Ce protocole prohibe «l'emploi à la guerre de gaz asphyxiants, toxiques ou similaires, ainsi que de tous liquides, matières ou procédés analogues, et de moyens de guerre bactériologiques. Mais il n'interdit pas la mise au point ni la possession de tels équipements, ni leur utilisation dans des situations autres que de guerre».

Combattants britanniques portant des masques à gaz pendant la bataille de la Somme en juin 1916. (AFP - The Art Machine - Imperial War Museum)

Le souvenir des gaz de la Première guerre mondiale
On notera que le texte a été signé moins de 10 ans après la fin de la Première guerre mondiale. Laquelle est associée dans la mémoire collective à l’utilisation massive de l’arme chimique pendant ce conflit.

En avril 1915, près d'Ypres (Belgique), l'armée allemande répand sur les lignes ennemies un nuage de gaz chloré, causant la mort de 15.000 soldats. «La première utilisation par les Allemands sur le front a immédiatement été ressentie comme un crime de guerre d'autant que le gaz ne provoque ni sang ni ‘‘ouverture’’ du corps comme les obus ou les balles», souligne l'historienne Annette Becker. L'indignation n'empêchera pas les Alliés de recourir à leur tour à ces armes. Le fameux «gaz moutarde» (ypérite, mot bien évidemment dérivé de Ypres), par analogie d’odeur avec le condiment, a laissé des traces très fortes dans l'imaginaire collectif.

«Beaucoup de Français ont entendu parler dans leur famille d’un grand-père qui a été gazé à Verdun, en est mort ou en a gardé des séquelles», constate l’historienne. On en trouve aussi des traces dans la littérature, comme dans les ouvrages du Français Roger Martin du Gard (Les Thibault) ou l’Allemand Erich Maria Remarque (A l’Ouest, rien de nouveau).
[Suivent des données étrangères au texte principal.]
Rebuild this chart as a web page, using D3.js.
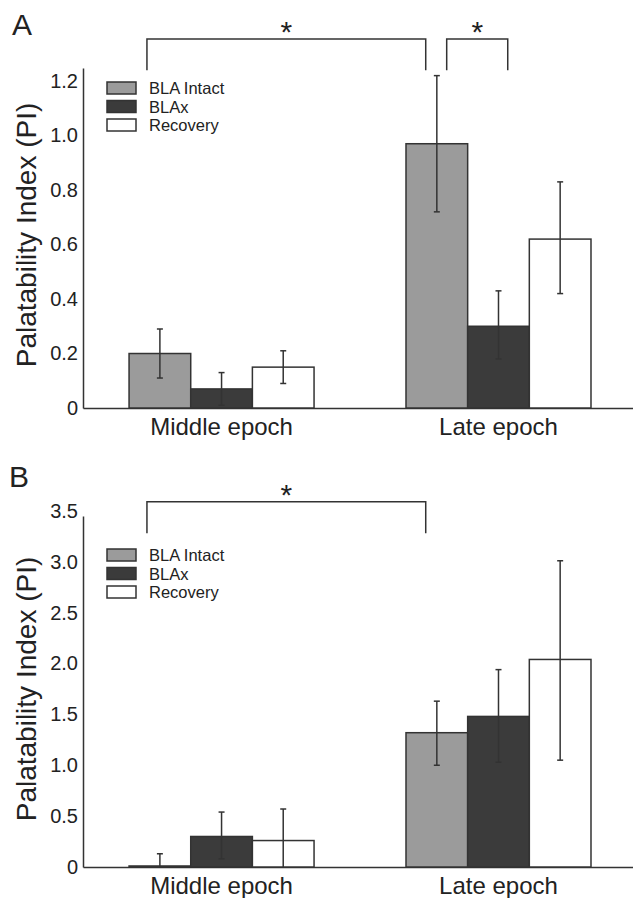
<!DOCTYPE html>
<html>
<head>
<meta charset="utf-8">
<script src="https://cdn.jsdelivr.net/npm/d3@7"></script>
<style>
    body { margin: 0; background: #fff; }
    text { font-family: "Liberation Sans", Arial, sans-serif; fill: #222; }
</style>
</head>
<body>
<div id="chart"></div>
<script>
// categories
const groups = ["Middle epoch", "Late epoch"];
const series = ["BLA Intact", "BLAx", "Recovery"];

// panel A values [group][series]
const meanA = [[0.20, 0.07, 0.15], [0.97, 0.30, 0.62]];
const hiA = [[0.29, 0.13, 0.21], [1.22, 0.43, 0.83]];
const loA = [[0.11, 0.01, 0.09], [0.72, 0.18, 0.42]];
const ticksA = [0, 0.2, 0.4, 0.6, 0.8, 1.0, 1.2];
const tickLabelsA = ["0", "0.2", "0.4", "0.6", "0.8", "1.0", "1.2"];

// panel B values [group][series]
const meanB = [[0.01, 0.30, 0.26], [1.32, 1.48, 2.04]];
const hiB = [[0.13, 0.54, 0.57], [1.63, 1.94, 3.01]];
const loB = [[0.00, 0.08, 0.00], [1.00, 1.03, 1.05]];
const ticksB = [0, 0.5, 1.0, 1.5, 2.0, 2.5, 3.0, 3.5];
const tickLabelsB = ["0", "0.5", "1.0", "1.5", "2.0", "2.5", "3.0", "3.5"];

// significance brackets: [group, series, fraction across bar]
const bracketsA = [
    { from: [0, 0, 0.29], to: [1, 0, 0.32], top: 1.354, leg: 1.24 },
    { from: [1, 0, 0.66], to: [1, 1, 0.65], top: 1.354, leg: 1.24 }
];
const bracketsB = [
    { from: [0, 0, 0.29], to: [1, 0, 0.32], top: 3.59, leg: 3.28 }
];

const fills = ["#9b9b9b", "#3b3b3b", "#ffffff"];
const ink = "#333";

const W = 633, H = 898;
const svg = d3.select("#chart").append("svg")
    .attr("width", W).attr("height", H);

const x = d3.scaleBand()
    .domain(groups)
    .range([83, 633])
    .paddingInner(0.332)
    .paddingOuter(0.159)
    .align(0.523);

const xs = d3.scaleBand()
    .domain(series)
    .range([0, x.bandwidth()]);

function barX(g, s, f) {
    return x(groups[g]) + xs(series[s]) + f * xs.bandwidth();
}

function panel(opt) {
    const y = d3.scaleLinear().domain([0, opt.top]).range([opt.base, opt.axisTop]);
    const g = svg.append("g");

    // panel letter
    g.append("text")
        .attr("x", opt.letterX).attr("y", opt.letterY)
        .style("font-size", "30px")
        .text(opt.letter);

    // y axis
    const yAxis = g.append("g")
        .attr("transform", "translate(83,0)")
        .call(d3.axisLeft(y).tickValues(opt.ticks)
            .tickFormat((d, i) => opt.tickLabels[i])
            .tickSize(0).tickPadding(5));
    yAxis.select(".domain").attr("stroke", ink).attr("stroke-width", 1.5);
    yAxis.selectAll("text").style("font-size", "20px").attr("fill", "#222");

    // x axis
    const xAxis = g.append("g")
        .attr("transform", "translate(0," + opt.base + ")")
        .call(d3.axisBottom(x).tickSize(0).tickSizeOuter(0).tickPadding(10));
    xAxis.select(".domain").attr("stroke", ink).attr("stroke-width", 1.5);
    xAxis.selectAll("text").style("font-size", "24px").attr("fill", "#222");

    // y label
    g.append("text")
        .attr("transform", "rotate(-90)")
        .attr("x", -opt.labelY).attr("y", 36)
        .attr("text-anchor", "middle")
        .style("font-size", "28px")
        .text("Palatability Index (PI)");

    // bars
    const rows = [];
    groups.forEach((gr, gi) => series.forEach((s, si) => rows.push({
        g: gi, s: si, mean: opt.mean[gi][si], hi: opt.hi[gi][si], lo: opt.lo[gi][si]
    })));

    g.selectAll(".bar").data(rows).enter().append("rect")
        .attr("class", "bar")
        .attr("x", d => barX(d.g, d.s, 0))
        .attr("width", xs.bandwidth())
        .attr("y", d => y(d.mean))
        .attr("height", d => Math.max(0.5, y(0) - y(d.mean)))
        .attr("fill", d => fills[d.s])
        .attr("stroke", ink)
        .attr("stroke-width", 1.5);

    // error bars
    const cap = 3;
    const err = g.selectAll(".err").data(rows).enter().append("g")
        .attr("class", "err")
        .attr("stroke", ink).attr("stroke-width", 1.5);
    err.append("line")
        .attr("x1", d => barX(d.g, d.s, 0.5)).attr("x2", d => barX(d.g, d.s, 0.5))
        .attr("y1", d => y(d.hi)).attr("y2", d => y(d.lo));
    err.append("line")
        .attr("x1", d => barX(d.g, d.s, 0.5) - cap).attr("x2", d => barX(d.g, d.s, 0.5) + cap)
        .attr("y1", d => y(d.hi)).attr("y2", d => y(d.hi));
    err.filter(d => d.lo > 0).append("line")
        .attr("x1", d => barX(d.g, d.s, 0.5) - cap).attr("x2", d => barX(d.g, d.s, 0.5) + cap)
        .attr("y1", d => y(d.lo)).attr("y2", d => y(d.lo));

    // brackets
    opt.brackets.forEach(b => {
        const x1 = barX(b.from[0], b.from[1], b.from[2]);
        const x2 = barX(b.to[0], b.to[1], b.to[2]);
        g.append("path")
            .attr("d", "M" + x1 + "," + y(b.leg) + "V" + y(b.top) + "H" + x2 + "V" + y(b.leg))
            .attr("fill", "none").attr("stroke", ink).attr("stroke-width", 1.5);
        g.append("text")
            .attr("x", (x1 + x2) / 2).attr("y", y(b.top) + 3)
            .attr("text-anchor", "middle")
            .style("font-size", "30px")
            .text("*");
    });

    // legend
    const leg = g.selectAll(".leg").data(series).enter().append("g")
        .attr("class", "leg")
        .attr("transform", (d, i) => "translate(107," + (opt.legendY + i * 18.5) + ")");
    leg.append("rect")
        .attr("width", 29).attr("height", 12)
        .attr("fill", (d, i) => fills[i])
        .attr("stroke", ink).attr("stroke-width", 1.5);
    leg.append("text")
        .attr("x", 42).attr("y", 12)
        .style("font-size", "16.5px")
        .text(d => d);
}

panel({
    letter: "A", letterX: 12, letterY: 35,
    base: 408, axisTop: 68, top: 1.248,
    ticks: ticksA, tickLabels: tickLabelsA,
    mean: meanA, hi: hiA, lo: loA,
    brackets: bracketsA, legendY: 82, labelY: 235
});

panel({
    letter: "B", letterX: 9, letterY: 487,
    base: 867, axisTop: 516, top: 3.45,
    ticks: ticksB, tickLabels: tickLabelsB,
    mean: meanB, hi: hiB, lo: loB,
    brackets: bracketsB, legendY: 549, labelY: 689
});
</script>
</body>
</html>
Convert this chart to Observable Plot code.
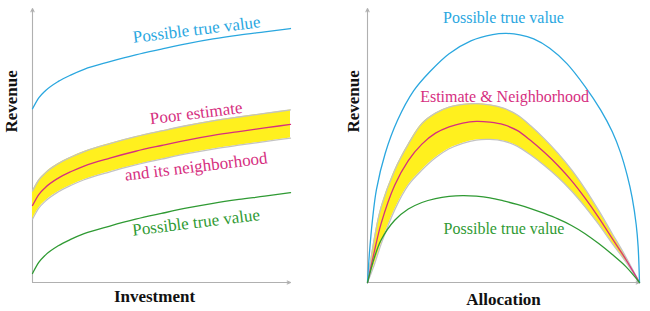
<!DOCTYPE html>
<html>
<head>
<meta charset="utf-8">
<script src="https://cdn.jsdelivr.net/npm/d3@7"></script>
<script src="https://cdn.jsdelivr.net/npm/@observablehq/plot@0.6"></script>
<style>
  html, body { margin: 0; padding: 0; background: #fff; }
  #wrap { display: flex; width: 650px; height: 311px; }
  #wrap svg, #wrap svg text { font-family: "Liberation Serif", "Times New Roman", serif; }
</style>
</head>
<body>
<div id="wrap"></div>
<script>
// ---------- Left panel: Investment vs Revenue ----------
const leftX          = [0, 0.25, 0.5, 1, 1.5, 2, 3, 4, 5, 6, 7, 8, 9, 10];
const leftTrueHigh   = [6.34, 6.75, 7.0, 7.34, 7.58, 7.78, 8.06, 8.31, 8.52, 8.72, 8.89, 9.03, 9.15, 9.27];
const leftEstimate   = [2.81, 3.22, 3.47, 3.81, 4.05, 4.25, 4.54, 4.79, 5.0, 5.2, 5.37, 5.51, 5.64, 5.77];
const leftUpper      = [3.34, 3.75, 4.0, 4.34, 4.58, 4.78, 5.07, 5.32, 5.53, 5.73, 5.9, 6.04, 6.17, 6.3];
const leftLower      = [2.31, 2.72, 2.97, 3.31, 3.55, 3.75, 4.04, 4.29, 4.5, 4.7, 4.87, 5.01, 5.14, 5.27];
const leftTrueLow    = [0.33, 0.74, 1.0, 1.34, 1.58, 1.78, 2.06, 2.31, 2.52, 2.72, 2.89, 3.03, 3.15, 3.28];

// ---------- Right panel: Allocation vs Revenue ----------
const rightHighX     = [0, 0.07, 0.18, 0.33, 0.65, 1.1, 1.7, 2.3, 3.0, 3.8, 4.6, 5.1, 5.6, 6.11, 6.7, 7.34, 8.0, 8.57, 9.0, 9.3, 9.55, 9.73, 9.88, 9.95, 10];
const rightTrueHigh  = [0, 1.06, 2.26, 3.4, 4.71, 5.91, 7.0, 7.7, 8.35, 8.82, 9.05, 9.09, 9.04, 8.89, 8.55, 7.98, 7.15, 6.3, 5.5, 4.75, 3.9, 3.1, 2.1, 1.3, 0];
const rightX         = [0, 0.25, 0.5, 1, 1.5, 2, 2.5, 3, 3.5, 4, 4.5, 5, 5.5, 6, 6.5, 7, 7.5, 8, 8.5, 9, 9.5, 10];
const rightEstimate  = [0, 1.12, 2.15, 3.55, 4.45, 5.05, 5.45, 5.68, 5.82, 5.88, 5.85, 5.76, 5.55, 5.18, 4.75, 4.27, 3.72, 3.08, 2.37, 1.6, 0.84, 0];
const rightUpper     = [0, 1.6, 2.75, 4.1, 5.05, 5.8, 6.18, 6.4, 6.5, 6.53, 6.48, 6.36, 6.12, 5.72, 5.25, 4.72, 4.12, 3.42, 2.63, 1.78, 0.93, 0];
const rightLower     = [0, 0.65, 1.4, 2.65, 3.55, 4.1, 4.55, 4.88, 5.08, 5.2, 5.22, 5.16, 4.98, 4.65, 4.27, 3.84, 3.34, 2.76, 2.12, 1.42, 0.75, 0];
const rightTrueLow   = [0, 0.9, 1.55, 2.27, 2.68, 2.92, 3.06, 3.14, 3.17, 3.15, 3.09, 2.98, 2.85, 2.7, 2.52, 2.32, 2.08, 1.78, 1.42, 1.02, 0.58, 0];

// ---------- Labels ----------
const leftLabels = [
  {text: "Possible true value", x: 6.36, y: 9.23, kind: "high"},
  {text: "Poor estimate", x: 6.34, y: 6.18, kind: "est"},
  {text: "and its neighborhood", x: 6.34, y: 4.23, kind: "est"},
  {text: "Possible true value", x: 6.34, y: 2.19, kind: "low"}
];
const rightLabels = [
  {text: "Possible true value", x: 5.0, y: 9.65, kind: "high"},
  {text: "Estimate & Neighborhood", x: 5.04, y: 6.79, kind: "est"},
  {text: "Possible true value", x: 5.02, y: 1.97, kind: "low"}
];
const xTitles = ["Investment", "Allocation"];
const yTitle = "Revenue";
const axisEnds = [{x1: 0, y1: 0, x2: 0, y2: 10}, {x1: 0, y1: 0, x2: 10, y2: 0}];

// ---------- Styles ----------
const C = {high: "#2aa7df", est: "#d62f7f", low: "#2f9a33", band: "#fff01e", edge: "#c3c3c3", axis: "#b0b0b0"};
const FONT = "Liberation Serif";

function panel({rows, highRows, labels, title, marginLeft, marginRight, curve, labelSize, rotate, titleDx, titleDy, revDx}) {
  return Plot.plot({
    width: 325, height: 311,
    marginLeft, marginRight, marginTop: 8, marginBottom: 29,
    x: {domain: [0, 10], axis: null},
    y: {domain: [0, 10], axis: null},
    style: {background: "white", overflow: "visible"},
    marks: [
      Plot.arrow(axisEnds, {x1: "x1", y1: "y1", x2: "x2", y2: "y2", stroke: C.axis, strokeWidth: 1.1, headLength: 5, headAngle: 50}),
      Plot.areaY(rows, {x: "x", y1: "lo", y2: "up", fill: C.band, curve}),
      Plot.lineY(rows, {x: "x", y: "up", stroke: C.edge, strokeWidth: 1.3, curve}),
      Plot.lineY(rows, {x: "x", y: "lo", stroke: C.edge, strokeWidth: 1.3, curve}),
      Plot.lineY(rows, {x: "x", y: "est", stroke: C.est, strokeWidth: 1.3, curve}),
      Plot.lineY(highRows, {x: "x", y: "y", stroke: C.high, strokeWidth: 1.3, curve}),
      Plot.lineY(rows, {x: "x", y: "low", stroke: C.low, strokeWidth: 1.3, curve}),
      Plot.text(labels, {x: "x", y: "y", text: "text", fill: d => C[d.kind], fontFamily: FONT, fontSize: labelSize, rotate, lineAnchor: "middle", textAnchor: "middle"}),
      Plot.text([title], {frameAnchor: "bottom", dx: titleDx, dy: titleDy, fontFamily: FONT, fontSize: 17, fontWeight: "bold", fill: "#111", lineAnchor: "middle"}),
      Plot.text([yTitle], {frameAnchor: "left", dx: revDx, dy: -13, rotate: -90, fontFamily: FONT, fontSize: 17, fontWeight: "bold", fill: "#111", lineAnchor: "middle"})
    ]
  });
}

const leftRows = leftX.map((x, i) => ({x, est: leftEstimate[i], up: leftUpper[i], lo: leftLower[i], low: leftTrueLow[i]}));
const leftHigh = leftX.map((x, i) => ({x, y: leftTrueHigh[i]}));
const rightRows = rightX.map((x, i) => ({x, est: rightEstimate[i], up: rightUpper[i], lo: rightLower[i], low: rightTrueLow[i]}));
const rightHigh = rightHighX.map((x, i) => ({x, y: rightTrueHigh[i]}));

const wrap = document.getElementById("wrap");
wrap.append(panel({rows: leftRows, highRows: leftHigh, labels: leftLabels, title: xTitles[0],
  marginLeft: 32, marginRight: 35, curve: "monotone-x", labelSize: 17, rotate: -7, titleDx: -7, titleDy: 14, revDx: -21}));
wrap.append(panel({rows: rightRows, highRows: rightHigh, labels: rightLabels, title: xTitles[1],
  marginLeft: 42, marginRight: 11, curve: "catmull-rom", labelSize: 16, rotate: 0, titleDx: 0, titleDy: 17, revDx: -14}));
</script>
</body>
</html>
«Les gaz ont été considérés comme un des grands tueurs du conflit alors qu'ils ont tué quelques dizaines de milliers de morts face aux millions de soldats tués par les obus et les balles», souligne Annette Becker. Conséquence : après le conflit, l’une des préoccupations des spécialistes du droit humanitaire a été de tout faire pour faire disparaître les gaz.